# What you will do:
Give a verbatim copy of the lines below, minus the pictures.

# Data extract:
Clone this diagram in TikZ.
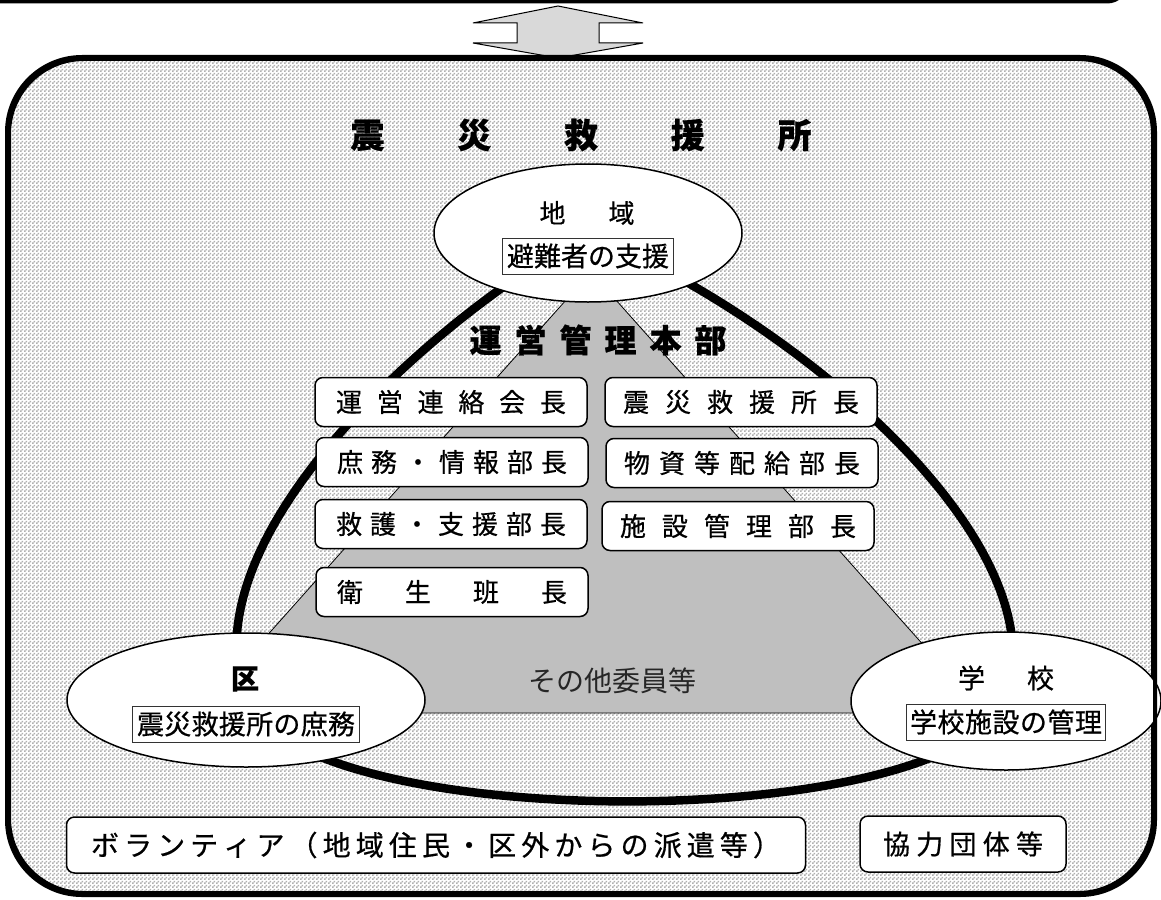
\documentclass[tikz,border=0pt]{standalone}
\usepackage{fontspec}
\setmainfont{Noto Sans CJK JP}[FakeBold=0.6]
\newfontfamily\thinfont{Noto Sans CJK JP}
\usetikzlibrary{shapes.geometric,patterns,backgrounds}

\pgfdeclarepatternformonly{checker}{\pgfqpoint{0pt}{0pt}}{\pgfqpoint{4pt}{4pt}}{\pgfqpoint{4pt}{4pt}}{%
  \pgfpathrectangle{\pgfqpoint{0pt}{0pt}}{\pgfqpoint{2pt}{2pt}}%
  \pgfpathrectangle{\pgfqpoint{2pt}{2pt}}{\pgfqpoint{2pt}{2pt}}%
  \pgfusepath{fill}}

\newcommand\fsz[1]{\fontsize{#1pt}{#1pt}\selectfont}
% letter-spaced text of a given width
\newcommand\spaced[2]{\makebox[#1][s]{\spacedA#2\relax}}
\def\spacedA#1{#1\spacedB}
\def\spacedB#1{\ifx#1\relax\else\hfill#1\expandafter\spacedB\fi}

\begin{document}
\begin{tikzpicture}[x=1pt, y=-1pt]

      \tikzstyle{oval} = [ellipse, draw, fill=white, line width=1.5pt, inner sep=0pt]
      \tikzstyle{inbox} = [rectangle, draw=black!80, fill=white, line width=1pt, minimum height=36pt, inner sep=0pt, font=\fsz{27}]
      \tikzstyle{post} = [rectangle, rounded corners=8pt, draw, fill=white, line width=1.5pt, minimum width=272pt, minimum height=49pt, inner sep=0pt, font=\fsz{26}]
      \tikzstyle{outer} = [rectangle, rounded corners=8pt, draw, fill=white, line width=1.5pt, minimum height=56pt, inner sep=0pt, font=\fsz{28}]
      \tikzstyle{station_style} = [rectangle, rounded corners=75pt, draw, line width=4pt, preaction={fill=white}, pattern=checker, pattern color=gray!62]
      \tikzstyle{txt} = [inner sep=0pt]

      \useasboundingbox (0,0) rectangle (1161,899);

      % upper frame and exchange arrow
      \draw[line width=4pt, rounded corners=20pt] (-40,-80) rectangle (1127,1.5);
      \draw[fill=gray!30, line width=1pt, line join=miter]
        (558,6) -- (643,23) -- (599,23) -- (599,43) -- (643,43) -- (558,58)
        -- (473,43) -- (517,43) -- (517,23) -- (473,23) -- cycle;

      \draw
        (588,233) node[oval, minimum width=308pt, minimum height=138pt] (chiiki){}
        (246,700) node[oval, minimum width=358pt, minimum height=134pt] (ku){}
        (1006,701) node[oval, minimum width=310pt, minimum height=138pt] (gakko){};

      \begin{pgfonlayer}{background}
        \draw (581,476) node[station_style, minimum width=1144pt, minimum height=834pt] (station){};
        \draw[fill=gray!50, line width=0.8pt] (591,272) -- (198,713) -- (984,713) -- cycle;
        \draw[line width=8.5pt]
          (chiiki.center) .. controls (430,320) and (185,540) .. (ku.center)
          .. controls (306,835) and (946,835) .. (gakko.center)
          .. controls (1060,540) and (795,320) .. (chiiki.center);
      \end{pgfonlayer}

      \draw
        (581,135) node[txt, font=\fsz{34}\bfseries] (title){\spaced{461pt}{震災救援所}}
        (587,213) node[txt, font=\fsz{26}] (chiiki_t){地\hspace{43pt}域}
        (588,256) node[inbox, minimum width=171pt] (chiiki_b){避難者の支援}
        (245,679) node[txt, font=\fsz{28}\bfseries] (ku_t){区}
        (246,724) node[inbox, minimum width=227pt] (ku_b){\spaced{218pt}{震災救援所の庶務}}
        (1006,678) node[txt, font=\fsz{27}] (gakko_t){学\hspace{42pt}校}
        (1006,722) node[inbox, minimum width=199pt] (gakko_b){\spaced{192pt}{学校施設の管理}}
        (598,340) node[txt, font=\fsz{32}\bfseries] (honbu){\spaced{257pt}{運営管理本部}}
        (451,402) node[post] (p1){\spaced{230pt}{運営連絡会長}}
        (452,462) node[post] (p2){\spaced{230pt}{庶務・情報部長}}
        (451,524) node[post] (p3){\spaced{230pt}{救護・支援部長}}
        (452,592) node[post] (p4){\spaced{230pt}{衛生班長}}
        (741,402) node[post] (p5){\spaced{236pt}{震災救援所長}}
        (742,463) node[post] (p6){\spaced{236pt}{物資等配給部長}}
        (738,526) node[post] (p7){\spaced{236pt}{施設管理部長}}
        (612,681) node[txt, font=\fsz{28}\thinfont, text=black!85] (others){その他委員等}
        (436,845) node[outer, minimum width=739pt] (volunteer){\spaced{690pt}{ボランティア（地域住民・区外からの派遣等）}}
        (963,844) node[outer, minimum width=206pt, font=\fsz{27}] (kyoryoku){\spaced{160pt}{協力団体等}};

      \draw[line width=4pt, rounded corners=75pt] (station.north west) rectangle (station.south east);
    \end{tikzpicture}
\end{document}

# Response to this task:
Clone this diagram in TikZ.
\documentclass[tikz,border=0pt]{standalone}
\usepackage{fontspec}
\setmainfont{Noto Sans CJK JP}[FakeBold=0.6]
\newfontfamily\thinfont{Noto Sans CJK JP}
\usetikzlibrary{shapes.geometric,patterns,backgrounds}

\pgfdeclarepatternformonly{checker}{\pgfqpoint{0pt}{0pt}}{\pgfqpoint{4pt}{4pt}}{\pgfqpoint{4pt}{4pt}}{%
  \pgfpathrectangle{\pgfqpoint{0pt}{0pt}}{\pgfqpoint{2pt}{2pt}}%
  \pgfpathrectangle{\pgfqpoint{2pt}{2pt}}{\pgfqpoint{2pt}{2pt}}%
  \pgfusepath{fill}}

\newcommand\fsz[1]{\fontsize{#1pt}{#1pt}\selectfont}
% letter-spaced text of a given width
\newcommand\spaced[2]{\makebox[#1][s]{\spacedA#2\relax}}
\def\spacedA#1{#1\spacedB}
\def\spacedB#1{\ifx#1\relax\else\hfill#1\expandafter\spacedB\fi}

\begin{document}
\begin{tikzpicture}[x=1pt, y=-1pt]

      \tikzstyle{oval} = [ellipse, draw, fill=white, line width=1.5pt, inner sep=0pt]
      \tikzstyle{inbox} = [rectangle, draw=black!80, fill=white, line width=1pt, minimum height=36pt, inner sep=0pt, font=\fsz{27}]
      \tikzstyle{post} = [rectangle, rounded corners=8pt, draw, fill=white, line width=1.5pt, minimum width=272pt, minimum height=49pt, inner sep=0pt, font=\fsz{26}]
      \tikzstyle{outer} = [rectangle, rounded corners=8pt, draw, fill=white, line width=1.5pt, minimum height=56pt, inner sep=0pt, font=\fsz{28}]
      \tikzstyle{station_style} = [rectangle, rounded corners=75pt, draw, line width=4pt, preaction={fill=white}, pattern=checker, pattern color=gray!62]
      \tikzstyle{txt} = [inner sep=0pt]

      \useasboundingbox (0,0) rectangle (1161,899);

      % upper frame and exchange arrow
      \draw[line width=4pt, rounded corners=20pt] (-40,-80) rectangle (1127,1.5);
      \draw[fill=gray!30, line width=1pt, line join=miter]
        (558,6) -- (643,23) -- (599,23) -- (599,43) -- (643,43) -- (558,58)
        -- (473,43) -- (517,43) -- (517,23) -- (473,23) -- cycle;

      \draw
        (588,233) node[oval, minimum width=308pt, minimum height=138pt] (chiiki){}
        (246,700) node[oval, minimum width=358pt, minimum height=134pt] (ku){}
        (1006,701) node[oval, minimum width=310pt, minimum height=138pt] (gakko){};

      \begin{pgfonlayer}{background}
        \draw (581,476) node[station_style, minimum width=1144pt, minimum height=834pt] (station){};
        \draw[fill=gray!50, line width=0.8pt] (591,272) -- (198,713) -- (984,713) -- cycle;
        \draw[line width=8.5pt]
          (chiiki.center) .. controls (430,320) and (185,540) .. (ku.center)
          .. controls (306,835) and (946,835) .. (gakko.center)
          .. controls (1060,540) and (795,320) .. (chiiki.center);
      \end{pgfonlayer}

      \draw
        (581,135) node[txt, font=\fsz{34}\bfseries] (title){\spaced{461pt}{震災救援所}}
        (587,213) node[txt, font=\fsz{26}] (chiiki_t){地\hspace{43pt}域}
        (588,256) node[inbox, minimum width=171pt] (chiiki_b){避難者の支援}
        (245,679) node[txt, font=\fsz{28}\bfseries] (ku_t){区}
        (246,724) node[inbox, minimum width=227pt] (ku_b){\spaced{218pt}{震災救援所の庶務}}
        (1006,678) node[txt, font=\fsz{27}] (gakko_t){学\hspace{42pt}校}
        (1006,722) node[inbox, minimum width=199pt] (gakko_b){\spaced{192pt}{学校施設の管理}}
        (598,340) node[txt, font=\fsz{32}\bfseries] (honbu){\spaced{257pt}{運営管理本部}}
        (451,402) node[post] (p1){\spaced{230pt}{運営連絡会長}}
        (452,462) node[post] (p2){\spaced{230pt}{庶務・情報部長}}
        (451,524) node[post] (p3){\spaced{230pt}{救護・支援部長}}
        (452,592) node[post] (p4){\spaced{230pt}{衛生班長}}
        (741,402) node[post] (p5){\spaced{236pt}{震災救援所長}}
        (742,463) node[post] (p6){\spaced{236pt}{物資等配給部長}}
        (738,526) node[post] (p7){\spaced{236pt}{施設管理部長}}
        (612,681) node[txt, font=\fsz{28}\thinfont, text=black!85] (others){その他委員等}
        (436,845) node[outer, minimum width=739pt] (volunteer){\spaced{690pt}{ボランティア（地域住民・区外からの派遣等）}}
        (963,844) node[outer, minimum width=206pt, font=\fsz{27}] (kyoryoku){\spaced{160pt}{協力団体等}};

      \draw[line width=4pt, rounded corners=75pt] (station.north west) rectangle (station.south east);
    \end{tikzpicture}
\end{document}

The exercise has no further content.